Indigenous women face significant challenges relating to climate; it has more of an impact on Indigenous women than on Indigenous men and non-Indigenous people. The socio-economic relationships between Indigenous women and natural environments is being negatively affected by the effects of greenhouse gas emissions and climate change. NWAC is working to ensure that Indigenous women’s voices are heard, and they equitably benefit from measures at the local, national and international levels to address this challenge.
The Engaging Indigenous Peoples In Climate Change Policy (EIPCCP), housed with the Native Women’s Association of Canada (NWAC) is the leading resource dedicated to researching and addressing the impacts of biodiversity and climate change on Indigenous women, children, youth, Two-Spirit and gender-diverse persons in Canada. The office facilitates important consultations, research and projects designed to close knowledge gaps in matters of biodiversity and climate change impacts on these groups. Furthermore, the EIPCCP facilitates policy, program, and legislative actions to address these challenges and ensure Indigenous women, youth and non-binary people have equitable opportunities to benefit from the transition to a sustainable, low-carbon economy.
The EIPCCP’s mandate is to reclaim and strengthen the relationships Indigenous women, girls, and gender diverse people have with Mother Earth, her lands, waters, and wildlife. This is achieved through the collection and sharing of knowledge, stories, and best practices of environmental impacts on Indigenous peoples as informed by the experiences of grassroots Indigenous women, girls, Two-Spirit, and gender-diverse people. The goal of this work is to promote engagement in conservation and climate change action.
To accomplish our goals, NWAC engages in national and international climate change discussions to advocate for the rights and interests of Indigenous women. NWAC engages in multi-stakeholder groups that work to find common ground and promote meaningful climate action, engages in discussions on trade-related environmental matters including climate change, and participates in United Nations climate conferences. This includes the United Nations Framework Convention on Climate Change and the Intergovernmental Panel on Climate Change.

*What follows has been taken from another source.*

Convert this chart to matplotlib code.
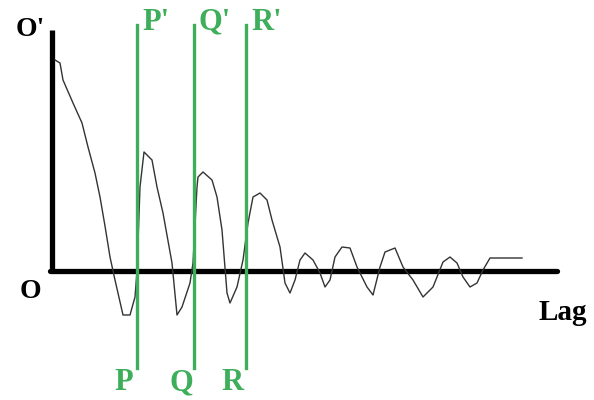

Through these engagements, NWAC advocates for greater inclusion of Indigenous women in decision-making relating to climate change mitigation and adaptation measures.
From grassroots organizations to international bodies, the relationship between Indigenous peoples and the environment has never been focused on as prominently as now. Beyond the work EIPCCP is doing to ensure the role and rights of Indigenous women in our changing climate, there is an enormous amount of research and advocacy being done world-wide.